3. Use dimensional analysis to track units throughout calculations.

Problem-Solving Strategy:

1. Identify the quantities being compared.
2. Determine whether you're dealing with a ratio, rate, or proportion.
3. Set up the appropriate equation.
4. Solve for the unknown value.
5. Check that your answer has the correct units and makes sense in context.

Part A: Ratios

1. Express the ratio of 15 to 25 in simplest form.
2. If the ratio of boys to girls in a class is 3:5, and there are 24 boys, how many girls are there?
3. The ratio of red marbles to blue marbles in a bag is 2:7. If there are 36 marbles in total, how many are red?

Part B: Rates

1. If John types 480 words in 15 minutes, what is his typing rate in words per minute?
2. A car travels 210 miles on 7 gallons of gas. What is its fuel efficiency in miles per gallon?
3. If 5 workers can complete a project in 12 days, what is the rate of work per person per day?

Part C: Proportional Relationships

1. If $y$ is proportional to $x$, and $y=15$ when $x=3$, find the value of $y$ when $x=7$.
2. A recipe calls for 2 cups of flour for every 3 cups of milk. If you use 5 cups of flour, how many cups of milk do you need?
3. On a map, 1 inch represents 25 miles. If two cities are 3.5 inches apart on the map, what is the actual distance between them?

Part D: Unit Conversions

1. Convert 4.5 kilometers to meters.
2. How many minutes are in 2.5 hours?
3. If a car travels at 65 miles per hour, how many feet does it travel in 10 seconds? (1 mile = 5,280 feet)

1. Confusing Ratios and Fractions: While ratios can be written as fractions, they don't always represent parts of a whole. A ratio of 3:5 means there are 3 of one thing for every 5 of another, not necessarily that 3/8 of the total is one thing and 5/8 is another.

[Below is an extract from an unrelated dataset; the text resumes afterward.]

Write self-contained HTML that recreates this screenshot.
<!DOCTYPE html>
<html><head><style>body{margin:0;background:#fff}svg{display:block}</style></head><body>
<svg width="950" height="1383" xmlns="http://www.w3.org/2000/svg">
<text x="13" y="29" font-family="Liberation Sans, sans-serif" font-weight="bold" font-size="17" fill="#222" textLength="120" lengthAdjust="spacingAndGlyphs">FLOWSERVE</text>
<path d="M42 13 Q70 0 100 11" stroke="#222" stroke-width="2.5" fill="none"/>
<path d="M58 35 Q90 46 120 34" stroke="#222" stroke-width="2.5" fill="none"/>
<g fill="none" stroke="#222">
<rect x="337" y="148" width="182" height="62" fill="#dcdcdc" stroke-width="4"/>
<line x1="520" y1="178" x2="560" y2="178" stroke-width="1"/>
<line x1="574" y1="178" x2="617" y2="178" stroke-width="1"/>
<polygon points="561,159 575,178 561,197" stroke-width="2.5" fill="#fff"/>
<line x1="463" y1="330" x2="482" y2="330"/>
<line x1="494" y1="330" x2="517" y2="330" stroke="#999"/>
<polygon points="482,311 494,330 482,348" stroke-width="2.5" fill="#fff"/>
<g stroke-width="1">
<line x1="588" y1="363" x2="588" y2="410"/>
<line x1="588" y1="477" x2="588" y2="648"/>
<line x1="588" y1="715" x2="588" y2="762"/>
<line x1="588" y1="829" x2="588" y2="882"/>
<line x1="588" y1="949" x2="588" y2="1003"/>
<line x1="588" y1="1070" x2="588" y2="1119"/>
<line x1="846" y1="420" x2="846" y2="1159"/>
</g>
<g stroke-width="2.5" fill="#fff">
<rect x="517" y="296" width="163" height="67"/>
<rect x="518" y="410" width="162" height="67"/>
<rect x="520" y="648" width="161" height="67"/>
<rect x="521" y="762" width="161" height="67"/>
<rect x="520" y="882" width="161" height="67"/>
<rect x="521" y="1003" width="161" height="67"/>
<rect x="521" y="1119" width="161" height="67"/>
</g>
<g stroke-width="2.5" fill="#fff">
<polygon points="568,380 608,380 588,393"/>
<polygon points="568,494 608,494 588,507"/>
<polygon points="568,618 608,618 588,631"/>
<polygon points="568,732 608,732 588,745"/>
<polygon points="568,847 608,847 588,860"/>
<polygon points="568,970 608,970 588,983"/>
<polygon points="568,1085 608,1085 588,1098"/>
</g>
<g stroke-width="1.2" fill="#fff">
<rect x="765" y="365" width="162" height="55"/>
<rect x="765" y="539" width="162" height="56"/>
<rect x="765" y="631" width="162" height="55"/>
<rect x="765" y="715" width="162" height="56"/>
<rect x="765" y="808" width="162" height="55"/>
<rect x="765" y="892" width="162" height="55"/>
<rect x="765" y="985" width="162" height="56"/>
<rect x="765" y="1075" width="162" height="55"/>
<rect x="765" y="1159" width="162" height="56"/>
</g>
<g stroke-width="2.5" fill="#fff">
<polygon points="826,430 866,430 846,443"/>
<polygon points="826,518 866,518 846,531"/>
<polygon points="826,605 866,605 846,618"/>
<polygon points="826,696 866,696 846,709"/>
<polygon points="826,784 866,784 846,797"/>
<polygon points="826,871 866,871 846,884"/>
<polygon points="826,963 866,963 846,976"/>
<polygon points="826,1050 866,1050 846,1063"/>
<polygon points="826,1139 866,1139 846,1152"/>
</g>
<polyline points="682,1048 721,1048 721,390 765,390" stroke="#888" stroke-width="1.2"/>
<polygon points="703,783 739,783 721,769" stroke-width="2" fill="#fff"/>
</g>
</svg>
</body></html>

2. Misinterpreting Rates: Students often forget that rates have units. For example, 50 miles/gallon and 50 gallons/mile represent very different relationships.

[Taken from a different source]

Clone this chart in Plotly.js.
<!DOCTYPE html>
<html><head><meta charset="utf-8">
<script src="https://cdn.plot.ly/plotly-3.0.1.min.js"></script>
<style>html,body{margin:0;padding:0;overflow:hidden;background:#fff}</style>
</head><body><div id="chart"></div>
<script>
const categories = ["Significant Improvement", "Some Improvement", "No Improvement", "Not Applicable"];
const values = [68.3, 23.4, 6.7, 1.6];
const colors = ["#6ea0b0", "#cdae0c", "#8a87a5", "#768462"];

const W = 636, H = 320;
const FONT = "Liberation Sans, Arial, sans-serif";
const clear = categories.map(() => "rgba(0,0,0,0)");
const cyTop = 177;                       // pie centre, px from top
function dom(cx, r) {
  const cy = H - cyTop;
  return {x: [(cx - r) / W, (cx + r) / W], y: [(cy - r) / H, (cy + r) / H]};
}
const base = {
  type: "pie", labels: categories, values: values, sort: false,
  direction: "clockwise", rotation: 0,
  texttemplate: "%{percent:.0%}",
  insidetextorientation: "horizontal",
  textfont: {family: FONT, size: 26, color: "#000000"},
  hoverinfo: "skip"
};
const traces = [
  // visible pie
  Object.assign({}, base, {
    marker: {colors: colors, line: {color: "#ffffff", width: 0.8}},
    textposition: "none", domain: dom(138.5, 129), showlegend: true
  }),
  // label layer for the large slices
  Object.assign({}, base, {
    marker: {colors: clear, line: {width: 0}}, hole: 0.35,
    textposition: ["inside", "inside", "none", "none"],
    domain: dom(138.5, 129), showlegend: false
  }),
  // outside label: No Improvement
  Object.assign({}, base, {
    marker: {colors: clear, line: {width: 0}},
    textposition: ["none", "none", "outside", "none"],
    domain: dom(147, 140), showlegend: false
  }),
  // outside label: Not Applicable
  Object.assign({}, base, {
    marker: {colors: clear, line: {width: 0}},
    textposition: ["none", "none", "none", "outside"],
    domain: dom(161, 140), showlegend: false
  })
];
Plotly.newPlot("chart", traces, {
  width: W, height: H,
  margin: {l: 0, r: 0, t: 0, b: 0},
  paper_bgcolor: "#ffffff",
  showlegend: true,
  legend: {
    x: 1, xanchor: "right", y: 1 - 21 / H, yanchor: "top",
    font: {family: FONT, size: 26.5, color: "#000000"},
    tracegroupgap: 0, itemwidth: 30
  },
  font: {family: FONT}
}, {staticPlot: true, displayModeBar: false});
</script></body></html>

3. Assuming All Relationships Are Proportional: Not all relationships between quantities are proportional. For a relationship to be proportional, the ratio between corresponding values must be constant.

4. Unit Conversion Errors: A common mistake is multiplying when you should divide (or vice versa) when converting units. Always set up conversion factors so that units cancel correctly.

5. Forgetting to Simplify Ratios: Always express ratios in their simplest form by dividing both terms by their greatest common factor.

6. Misapplying Proportions: When setting up a proportion, make sure you're comparing the same quantities in the same order on both sides of the equation.

7. Ignoring Units in Calculations: Always keep track of units throughout your calculations to ensure your final answer makes sense.